0.0.0.0/1 via 10.172.1.5 dev tun0

so you can change that after you connect. lots of times vpn servers give you bogus routes. specially at sloppy corps. in this case, they are pushing a default route to you so all traffic from vps box is going to nl. change default route to 104.167.102.x or whatever ur subnet gateway is at ur vps provider.

4
  • What commands' outputs would suffice?
    – odie5533
    Jan 16, 2015 at 3:12
  • 1
    output of "ip addr" and "ip route" on ssh client, ssh server/vpn client, and nl vpn server. make sure vpn is up when getting output.
    – nandoP
    Jan 16, 2015 at 3:17
  • I do want traffic by default to go through the VPN; however, I want incoming traffic on 104.167.102.77:22 to be allowed in so that I can SSH to the VPS.
    – odie5533
    Jan 16, 2015 at 13:26
  • you verify this with tcpdump, but it sounds like after you connect, and default route becomes tunnel, the new ssh traffic inbound from elsewhere on the internet is allowed in, but it is not returning, as the default route sends ssh response thru tunnel, instead of back to you. you can fix this by "ip route add [your-ip-addr]/32 via [your vps gateway]". to find your vps gateway, simply disconnect from tunnel, and look at default route
    – nandoP
    Jan 16, 2015 at 16:00
0

When you bring the VPN up, your default gateway is replaced. This means that any traffic generated from or routed through your box will be forwarded to the VPN gateway.

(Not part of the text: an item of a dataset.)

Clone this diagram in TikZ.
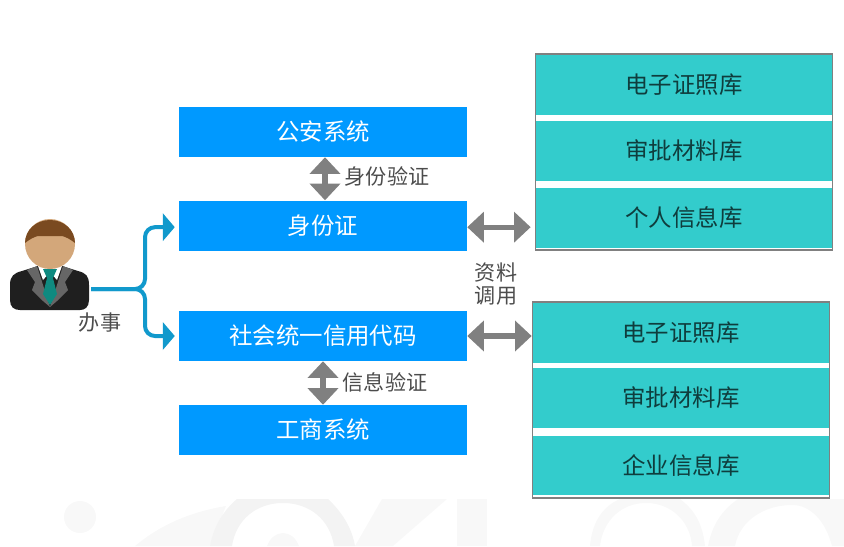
\documentclass[tikz,border=0pt]{standalone}
\usepackage{fontspec}
\setmainfont{Noto Sans CJK SC}
\usetikzlibrary{arrows.meta}
\definecolor{sysblue}{HTML}{0099FF}
\definecolor{libteal}{HTML}{33CCCC}
\definecolor{flowblue}{HTML}{1199CC}
\definecolor{markgray}{HTML}{F8F8F8}
\definecolor{ringgray}{HTML}{F3F3F3}
\definecolor{skin}{HTML}{D3A77A}
\definecolor{hair}{HTML}{7A4A20}
\definecolor{tie}{HTML}{0F8A80}
\tikzset{
    sysbox/.style={fill=sysblue, text=white, minimum width=8.64cm, minimum height=1.5cm, inner sep=0pt, font=\fontsize{20}{20}\selectfont},
    librow/.style={fill=libteal, text=black!70!libteal, minimum width=8.9cm, minimum height=1.78cm, inner sep=0pt, font=\fontsize{20}{20}\selectfont},
    libframe/.style={draw=gray, line width=0.04cm, fill=white, minimum width=8.92cm, minimum height=5.88cm, inner sep=0pt},
    tag/.style={text=black!70, inner sep=0pt, font=\fontsize{18}{18}\selectfont},
    swap/.style={draw=gray, line width=0.16cm, {Triangle[length=0.5cm,width=0.9cm]}-{Triangle[length=0.5cm,width=0.9cm]}},
    flow/.style={draw=flowblue, line width=0.12cm, rounded corners=0.3cm, -{Triangle[length=0.36cm,width=0.82cm]}}
}
\begin{document}
\begin{tikzpicture}[x=0.03cm,y=-0.03cm]
    \useasboundingbox (0,0) rectangle (844,546);

    \fill[markgray] (80,517) circle (16);
    \fill[markgray] (135,546) .. controls (160,525) and (190,512) .. (226,506) -- (210,546) -- cycle;
    \fill[ringgray] (210,546) .. controls (214,525) and (224,510) .. (237,499) -- (328,499) .. controls (342,512) and (352,528) .. (355,546) -- (334,546) .. controls (330,520) and (310,503) .. (283,503) .. controls (256,503) and (236,520) .. (232,546) -- cycle;
    \fill[markgray] (267,546) .. controls (270,538) and (276,533) .. (283,533) .. controls (290,533) and (296,538) .. (299,546) -- cycle;
    \fill[markgray] (355,546) -- (382,499) -- (447,499) -- (393,546) -- cycle;
    \fill[markgray] (457,499) rectangle (487,546);
    \fill[markgray] (590,546) .. controls (592,520) and (605,505) .. (620,499) -- (680,499) .. controls (695,510) and (703,525) .. (705,546) -- (692,546) .. controls (690,520) and (670,503) .. (646,503) .. controls (622,503) and (603,520) .. (600,546) -- cycle;
    \fill[markgray] (708,546) .. controls (712,525) and (722,510) .. (738,499) -- (844,499) -- (844,546) -- (832,546) .. controls (825,520) and (810,505) .. (792,505) .. controls (765,505) and (740,520) .. (735,546) -- cycle;

    \node[sysbox] (police) at (323,132) {公安系统};
    \node[sysbox] (idcard) at (323,225.5) {身份证};
    \node[sysbox] (creditcode) at (323,336) {社会统一信用代码};
    \node[sysbox] (business) at (323,430) {工商系统};

    \node[libframe] (libA) at (684,152) {};
    \node[librow] (libAa) at (684,85) {电子证照库};
    \node[librow] (libAb) at (684,151) {审批材料库};
    \node[librow] (libAc) at (684,218) {个人信息库};

    \node[libframe] (libB) at (681,400) {};
    \node[librow] (libBa) at (681,333) {电子证照库};
    \node[librow] (libBb) at (681,398) {审批材料库};
    \node[librow] (libBc) at (681,465.5) {企业信息库};

    \draw[swap] ([xshift=0.06cm]police.south) -- ([xshift=0.06cm]idcard.north);
    \draw[swap] (creditcode.south) -- (business.north);
    \coordinate (linkA) at ([yshift=-0.05cm]idcard.east);
    \draw[swap] (linkA) -- ([xshift=-0.12cm]linkA -| libA.west);
    \draw[swap] (creditcode.east) -- (creditcode.east -| libB.west);

    \node[tag] (checkA) at (387,176) {身份验证};
    \node[tag] (checkB) at (385,382) {信息验证};
    \node[tag] (fetchA) at (496,272) {资料};
    \node[tag] (fetchB) at (496,296) {调用};
    \node[tag] (handle) at (100,323) {办事};

    \fill[black!88] (10,300) -- (10,285) .. controls (10,276) and (14,273) .. (22,271) -- (38,266) -- (62,266) -- (78,271) .. controls (86,273) and (89,276) .. (89,285) -- (89,300) .. controls (89,307) and (85,310) .. (80,310) -- (20,310) .. controls (14,310) and (10,307) .. (10,300) -- cycle;
    \fill[black!60] (27,270) -- (37,266) -- (50,307) -- (43,301) -- (32,290) -- (35,282) -- cycle;
    \fill[black!60] (73,270) -- (63,266) -- (50,307) -- (57,301) -- (68,290) -- (65,282) -- cycle;
    \fill[white] (38,266) -- (62,266) -- (57,280) -- (50,272) -- (43,280) -- cycle;
    \fill[tie] (43,269) -- (57,269) -- (53,278) -- (57,294) -- (50,305) -- (43,294) -- (47,278) -- cycle;
    \fill[skin] (50,244) circle (25);
    \fill[hair] (25,243) .. controls (25,230) and (36,220) .. (50,220) .. controls (64,220) and (75,230) .. (75,243) .. controls (70,239) and (66,237) .. (62,236) -- (38,236) .. controls (34,237) and (30,239) .. (25,243) -- cycle;

    \coordinate (hand) at (91,289);
    \coordinate (branch) at (145,289);
    \draw[flow] (hand) -- (branch) |- ([xshift=-0.12cm]linkA -| idcard.west);
    \draw[flow] (hand) -- (branch) |- ([xshift=-0.12cm]creditcode.west);
\end{tikzpicture}
\end{document}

A simple solution is to filter all traffic which you do not want to route through the VPN and do something else with it. One possibility is to pick up the traffic generated from your box with your local source address and route it through your local gateway. This allows services such as SSH to work properly.

We'll do that here. First, create a new routing table and add a default route which routes everything through your local gateway:

# <table> is any number between 2 and 252.
# Check /etc/iproute2/rt_tables for more info.
ip route add default via <gateway> table <table>
ip route add <lan-addr> dev <device> table <table>

Next, create a new packet filter rule that marks all traffic leaving your box from a given source address with some identifier.

# <mark> is any number.
iptables -tmangle -AOUTPUT -s<local-addr> -jMARK --set-mark <mark>

Finally, create a routing policy that picks all aforementioned marked traffic and routes it using the generated table above.

ip rule add fwmark <mark> table <table>

Once again, the values of <mark> and <table> are arbitrary identifiers of your own choice.

0

For me with running OpenVPN server myself in pfSense was to uncheck setting "Force all client-generated IPv4 traffic through the tunnel."

0

I had the same issue on AWS instance(VPN Client) connected to On-premise OpenVPN server that I can't access it unless I am connected to the same VPN server or the on-premise network. The solution was just adding a route from local machine public IP address to the AWS instance gateway

ip route add xx.xxx.xx.xx via 172.xx.xx.1 dev eth0

and I can repeat same for any outside user that need to have access to the AWS instance as it is only needed to be shared with a handful of outside users.

0

Expanding on https://serverfault.com/a/660106/577384 and https://serverfault.com/a/793700/577384. In order to get this to work properly with public-facing docker services, I had to also do ip -4 rule add to 172.0.0.0/8. To stop packets going to localhost (the docker services) from being routed over eth0. Making sure that this rule takes precident over the 'table' rule.

I also have the following rule before the rest of the iptable rules, for LAN devices in general iptables -A PREROUTING -t mangle -s 192.168.0.0/16 -j ACCEPT -m comment --comment "Skip special route for LAN".

(I pressum that I would need something similar for IPv6, but I don't have docker runing in IPv6 yet)

0

I had the same issue, losing ssh connection once OpenVPN client was active. I tried most of the solutions on this page including all the upvoted answers, none of which worked for me (possibly due to being on different VLAN). However, I was able to get my issue resolved based on Thesane's post Apr 23, 2020 at 5:30. Adding the following route.

ip route add 192.168.10.0/24 via 192.168.40.1 dev ens160

192.168.10.0/24 was the VLAN I was trying to ssh from to a server on gateway 192.168.40.1.